Mas quanto foi investido para o Sirius ser concretizado?
Pouco mais de R$ 1 bilhão [o valor total pactuado inclui três estações de pesquisa e está orçado em R$ 1,8 bilhão].
Para você, Mateus, como é ter uma estrutura de pesquisa dessa qualidade, sofisticação e enorme potencial científico num país cujo governo, hoje, mostra-se tão avesso à ciência e revela-se mesmo francamente obscurantista? Isso não configura um absurdo paradoxo?
Talvez sim, mas esse fato nos dá mais vontade e gana de trabalhar. Veio a calhar que o Sirius esteja sendo entregue agora, em meio a uma pandemia, e tenhamos a chance de mostrar a toda a população, independentemente de ser governo ou não governo, que todo o investimento feito valeu a pena. Estamos conseguindo trabalhar, nos desdobrar e entregar, cada vez mais, resultados relevantes. Acredito e espero que, muito em breve, possamos utilizar o Sirius para dar respostas relevantes e muito significativas capazes de nos ajudar a sair desse caos da pandemia em que estamos. Todo esse cenário contraditório de que você fala nos permite olhar também o copo meio cheio: no momento em que estamos sendo tão desvalorizados por um lado, temos uma ferramenta tão potente que pode nos proporcionar ir a lugares inimagináveis.
Temos realmente muita vontade e determinação para fazer com que mais resultados saiam, e saiam rápido, para que possamos contribuir de forma relevante e efetiva para o fim da pandemia.
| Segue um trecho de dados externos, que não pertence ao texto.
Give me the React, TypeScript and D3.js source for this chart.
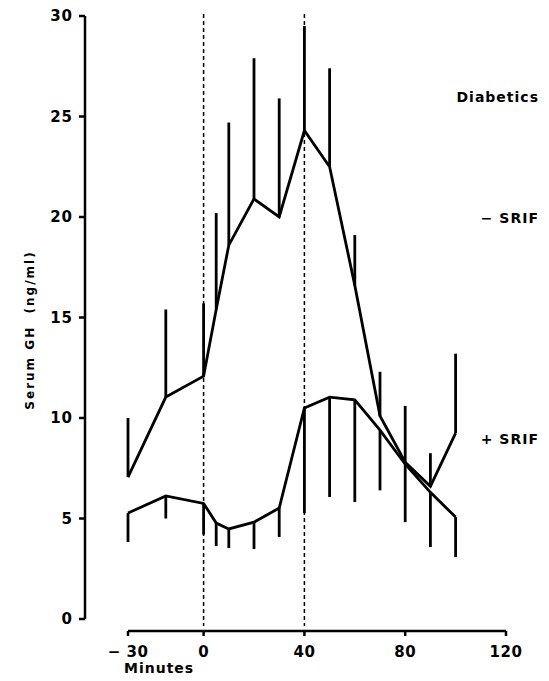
import React, { useEffect, useRef } from 'react';
import * as d3 from 'd3';

// data ---------------------------------------------------------------
const minutes = [-30, -15, 0, 5, 10, 20, 30, 40, 50, 60, 70, 80, 90, 100];

// - SRIF (error bars drawn upward)
const noSrifMean = [7.06, 11.04, 12.08, 15.4, 18.6, 20.9, 20.0, 24.3, 22.5, 16.6, 10.1, 7.8, 6.6, 9.25];
const noSrifUpper = [10.0, 15.4, 15.7, 20.2, 24.7, 27.9, 25.9, 29.5, 27.4, 19.1, 12.3, 10.6, 8.25, 13.2];

// + SRIF (error bars drawn downward)
const srifMean = [5.27, 6.12, 5.75, 4.77, 4.48, 4.82, 5.52, 10.5, 11.04, 10.9, 9.4, 7.7, 6.3, 5.07];
const srifLower = [3.83, 5.0, 4.2, 3.63, 3.53, 3.48, 4.08, 5.27, 6.07, 5.82, 6.4, 4.82, 3.58, 3.08];

const xTicks = [-30, 0, 40, 80, 120];
const yTicks = [0, 5, 10, 15, 20, 25, 30];
const markerLines = [0, 40];

const FONT = '"DejaVu Sans", sans-serif';

const App = () => {
    const [width, height] = [549, 681];
    const ref = useRef<SVGSVGElement>(null);

    useEffect(() => {
        const svg = d3.select(ref.current);
        svg.selectAll('*').remove();

        const x = d3.scaleLinear().domain([-30, 120]).range([128, 506]);
        const y = d3.scaleLinear().domain([0, 30]).range([619, 16]);
        const axisY = 631;
        const axisX = 85;

        // y axis (detached, ends at 0)
        svg.append('line')
            .attr('x1', axisX).attr('x2', axisX)
            .attr('y1', y(30)).attr('y2', y(0))
            .attr('stroke', '#000').attr('stroke-width', 2.5);
        svg.selectAll('.ytick')
            .data(yTicks)
            .enter()
            .append('line')
            .attr('x1', axisX - 6).attr('x2', axisX)
            .attr('y1', (d) => y(d)).attr('y2', (d) => y(d))
            .attr('stroke', '#000').attr('stroke-width', 2.5);
        svg.selectAll('.ylab')
            .data(yTicks)
            .enter()
            .append('text')
            .attr('x', axisX - 12)
            .attr('y', (d) => y(d))
            .attr('dy', '0.36em')
            .attr('text-anchor', 'end')
            .attr('font-family', FONT)
            .attr('font-weight', 'bold')
            .attr('font-size', 15)
            .attr('letter-spacing', 1)
            .text((d) => d);

        // x axis (detached, starts at -30)
        svg.append('line')
            .attr('x1', x(-30)).attr('x2', x(120))
            .attr('y1', axisY).attr('y2', axisY)
            .attr('stroke', '#000').attr('stroke-width', 2.5);
        svg.selectAll('.xtick')
            .data(xTicks)
            .enter()
            .append('line')
            .attr('x1', (d) => x(d)).attr('x2', (d) => x(d))
            .attr('y1', axisY).attr('y2', axisY + 5)
            .attr('stroke', '#000').attr('stroke-width', 2.5);
        svg.selectAll('.xlab')
            .data(xTicks)
            .enter()
            .append('text')
            .attr('x', (d) => x(d))
            .attr('y', axisY + 21)
            .attr('dy', '0.36em')
            .attr('text-anchor', 'middle')
            .attr('font-family', FONT)
            .attr('font-weight', 'bold')
            .attr('font-size', 15)
            .attr('letter-spacing', 0.5)
            .attr('xml:space', 'preserve')
            .text((d) => (d < 0 ? `\u2212 ${Math.abs(d)}` : `${d}`));

        svg.append('text')
            .attr('x', 124)
            .attr('y', 668)
            .attr('dy', '0.36em')
            .attr('font-family', FONT)
            .attr('font-weight', 'bold')
            .attr('font-size', 14)
            .attr('letter-spacing', 1)
            .text('Minutes');

        svg.append('text')
            .attr('transform', `translate(30, 330) rotate(-90)`)
            .attr('text-anchor', 'middle')
            .attr('dy', '0.36em')
            .attr('font-family', FONT)
            .attr('font-weight', 'bold')
            .attr('font-size', 12)
            .attr('letter-spacing', 2)
            .attr('xml:space', 'preserve')
            .text('Serum GH  (ng/ml)');

        // dashed markers at 0 and 40 min
        svg.selectAll('.marker')
            .data(markerLines)
            .enter()
            .append('line')
            .attr('x1', (d) => x(d)).attr('x2', (d) => x(d))
            .attr('y1', y(30.1)).attr('y2', y(-0.35))
            .attr('stroke', '#000').attr('stroke-width', 1.5)
            .attr('stroke-dasharray', '4,3');

        // error bars
        const bars = svg.append('g').attr('stroke', '#000').attr('stroke-width', 2.8);
        minutes.forEach((m, i) => {
            bars.append('line')
                .attr('x1', x(m)).attr('x2', x(m))
                .attr('y1', y(noSrifMean[i])).attr('y2', y(noSrifUpper[i]));
            bars.append('line')
                .attr('x1', x(m)).attr('x2', x(m))
                .attr('y1', y(srifMean[i])).attr('y2', y(srifLower[i]));
        });

        // the two curves
        const line = d3.line<number>()
            .x((d, i) => x(minutes[i]))
            .y((d) => y(d));
        [noSrifMean, srifMean].forEach((series) => {
            svg.append('path')
                .datum(series)
                .attr('d', line)
                .attr('fill', 'none')
                .attr('stroke', '#000')
                .attr('stroke-width', 2.8)
                .attr('stroke-linejoin', 'miter');
        });

        // labels
        const labels = [
            { text: 'Diabetics', y: 97 },
            { text: '\u2212 SRIF', y: 218 },
            { text: '+ SRIF', y: 439 },
        ];
        svg.selectAll('.lbl')
            .data(labels)
            .enter()
            .append('text')
            .attr('x', 539)
            .attr('y', (d) => d.y)
            .attr('dy', '0.36em')
            .attr('text-anchor', 'end')
            .attr('font-family', FONT)
            .attr('font-weight', 'bold')
            .attr('font-size', 14)
            .attr('letter-spacing', 1)
            .attr('xml:space', 'preserve')
            .text((d) => d.text);
    }, []);

    return (
        <div style={{ position: 'absolute', left: 0, top: 0 }}>
            <svg ref={ref} width={width} height={height} style={{ display: 'block', background: '#fff' }}></svg>
        </div>
    );
};

export default App;
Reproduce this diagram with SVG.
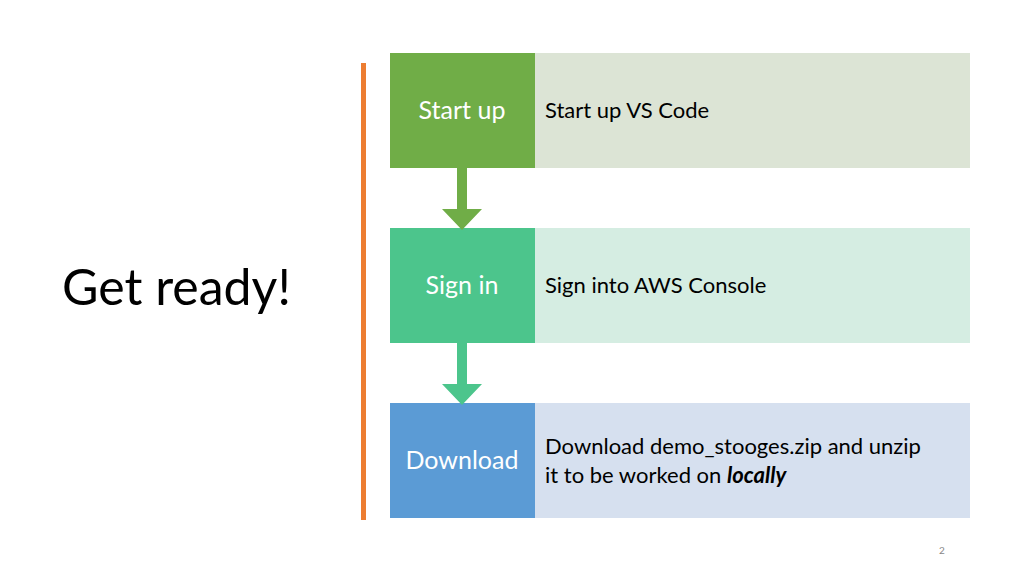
<svg xmlns="http://www.w3.org/2000/svg" width="1024" height="576" viewBox="0 0 1024 576">
<style>
text{font-family:Lato,"Open Sans",sans-serif}
.lbl{fill:#fff;font-size:25px;text-anchor:middle}
.desc{fill:#000;font-size:22px}
</style>
<rect width="1024" height="576" fill="#fff"/>
<text x="62" y="305" font-size="50" fill="#000">Get ready!</text>
<rect x="361" y="63" width="5" height="457" fill="#ED7D31"/>
<g id="n1">
<rect x="535" y="53" width="435" height="115" fill="#DCE4D5"/>
<rect x="390" y="53" width="145" height="115" fill="#70AD47"/>
<text class="lbl" x="462" y="119">Start up</text>
<text class="desc" x="545" y="118">Start up VS Code</text>
</g>
<g id="n2">
<rect x="535" y="228" width="435" height="115" fill="#D5EDE2"/>
<rect x="390" y="228" width="145" height="115" fill="#4CC58C"/>
<text class="lbl" x="462" y="294">Sign in</text>
<text class="desc" x="545" y="293">Sign into AWS Console</text>
</g>
<g id="n3">
<rect x="535" y="403" width="435" height="115" fill="#D6E0EF"/>
<rect x="390" y="403" width="145" height="115" fill="#5B9BD5"/>
<text class="lbl" x="462" y="469">Download</text>
<text class="desc" x="545" y="454">Download demo_stooges.zip and unzip</text>
<text class="desc" x="545" y="483">it to be worked on <tspan font-weight="bold" font-style="italic">locally</tspan></text>
</g>
<g id="connectors">
<path d="M457 168h10v41h15l-20 21l-20-21h15z" fill="#70AD47"/>
<path d="M457 343h10v41h15l-20 21l-20-21h15z" fill="#4CC58C"/>
</g>
<text x="942" y="554" font-size="10" fill="#888" text-anchor="middle">2</text>
</svg>
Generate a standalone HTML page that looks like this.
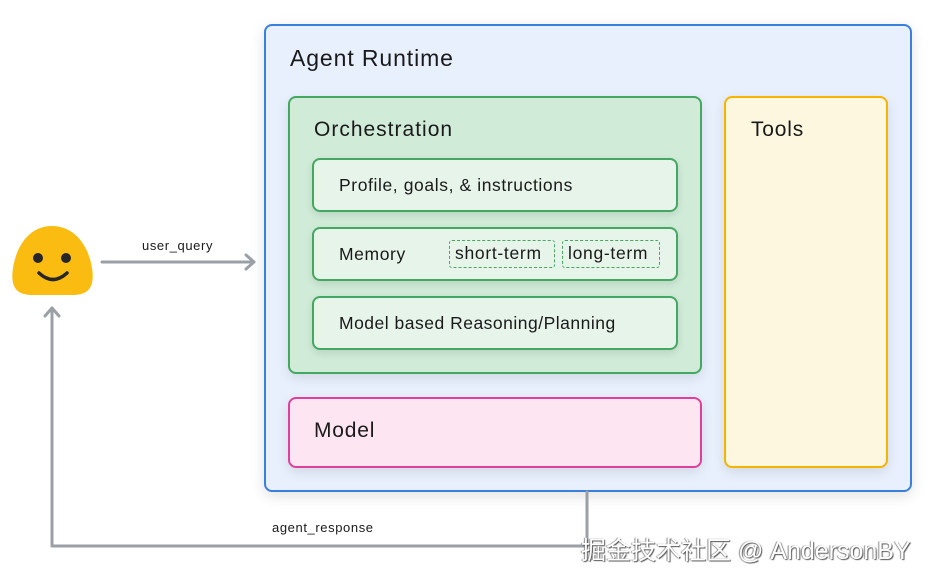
<!DOCTYPE html>
<html><head><meta charset="utf-8"><style>
body{margin:0;width:930px;height:579px;background:#fff;position:relative;overflow:hidden;font-family:"Liberation Sans","Noto Sans CJK SC",sans-serif;color:#1a1a1a}
.b{position:absolute;box-sizing:border-box;border-radius:8px}
.t{position:absolute;white-space:nowrap}
</style></head><body>
<div class="b" style="left:264px;top:24px;width:648px;height:468px;border:2px solid #3b7fdc;background:#e8f0fd;box-shadow:0 4px 14px rgba(0,0,0,0.12)"></div>
<div class="t" style="left:290px;top:45px;font-size:23px;letter-spacing:0.9px">Agent Runtime</div>
<div class="b" style="left:288px;top:96px;width:414px;height:278px;border:2px solid #45a862;background:#d0ebd8;box-shadow:0 4px 12px rgba(0,0,0,0.1)"></div>
<div class="t" style="left:314px;top:118px;font-size:21px;letter-spacing:1px">Orchestration</div>
<div class="b" style="left:312px;top:158px;width:366px;height:54px;border:2px solid #45a862;background:#e6f4ea;box-shadow:0 3px 8px rgba(0,0,0,0.1)"></div>
<div class="t" style="left:339px;top:175px;font-size:17.5px;letter-spacing:0.6px">Profile, goals, &amp; instructions</div>
<div class="b" style="left:312px;top:227px;width:366px;height:54px;border:2px solid #45a862;background:#e6f4ea;box-shadow:0 3px 8px rgba(0,0,0,0.1)"></div>
<div class="t" style="left:339px;top:244px;font-size:17.5px;letter-spacing:0.6px">Memory</div>
<div class="b" style="left:449px;top:240px;width:106px;height:28px;border:1.5px dashed #45a862;border-radius:3px"></div>
<div class="t" style="left:455px;top:243px;font-size:17.5px;letter-spacing:0.7px">short-term</div>
<div class="b" style="left:562px;top:240px;width:98px;height:28px;border:1.5px dashed #45a862;border-radius:3px"></div>
<div class="t" style="left:568px;top:243px;font-size:17.5px;letter-spacing:0.7px">long-term</div>
<div class="b" style="left:312px;top:296px;width:366px;height:54px;border:2px solid #45a862;background:#e6f4ea;box-shadow:0 3px 8px rgba(0,0,0,0.1)"></div>
<div class="t" style="left:339px;top:313px;font-size:17.5px;letter-spacing:0.5px">Model based Reasoning/Planning</div>
<div class="b" style="left:288px;top:397px;width:414px;height:71px;border:2px solid #e0409a;background:#fde6f2;box-shadow:0 4px 12px rgba(0,0,0,0.1)"></div>
<div class="t" style="left:314px;top:419px;font-size:21px;letter-spacing:0.8px">Model</div>
<div class="b" style="left:724px;top:96px;width:164px;height:372px;border:2px solid #f4b400;background:#fef7df;box-shadow:0 4px 12px rgba(0,0,0,0.1)"></div>
<div class="t" style="left:751px;top:118px;font-size:21px;letter-spacing:0.8px">Tools</div>
<svg width="930" height="579" style="position:absolute;left:0;top:0">
<path d="M52,226 C76,226 89,248 92,268 C95,288 88,295 72,295 L33,295 C17,295 10,288 13,268 C16,248 28,226 52,226 Z" fill="#fbbc12"/>
<circle cx="38" cy="258" r="5" fill="#262626"/><circle cx="66" cy="258" r="5" fill="#262626"/>
<path d="M39,273 Q53,286 67,273" stroke="#262626" stroke-width="3.5" fill="none" stroke-linecap="round"/>
<g stroke="#9aa0a6" stroke-width="3" fill="none" stroke-linecap="round" stroke-linejoin="round">
<path d="M102,262 L254,262 M246,255 L254,262 L246,269"/>
<path d="M587,492 L587,546 L52,546 L52,308 M45,316 L52,308 L59,316"/>
</g>
</svg>
<div class="t" style="left:142px;top:238px;font-size:13px;letter-spacing:0.6px">user_query</div>
<div class="t" style="left:272px;top:520px;font-size:13px;letter-spacing:0.6px">agent_response</div>
<div class="t" style="left:581px;top:531px;font-size:25px;color:#fff;text-shadow:1px 1px 1px #555,-1px 0 1px #888">掘金技术社区 @ AndersonBY</div>
</body></html>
É muito importante ressaltar que o Sírius é filho do Brasil. Sua taxa de nacionalização é de cerca de 90%, sem ter tentado inventar a roda e fazer de novo coisas que há anos está sendo feita fora do país. Olhar uma estrutura científica de tamanha complexidade e poder dizer que foi quase toda produzida, desenvolvida, projetada, construída no Brasil, nos dá um certo orgulho, independentemente de qualquer situação por que tenhamos passado antes e estejamos passando agora. Porque isso realmente mostra nossa capacidade de realização e provoca reconhecimento fora – o Brasil entra no mapa como um lugar onde coisas muito boas, muito interessantes, coisas de monta, podem ser produzidas. E as empresas que no passado se uniram ao Sirius, hoje, entram num cenário de poder vender o que antes produziram aqui. Ou seja, além da produção de ciência, existem efeitos secundários tão benéficos quanto a capacitação da indústria nacional.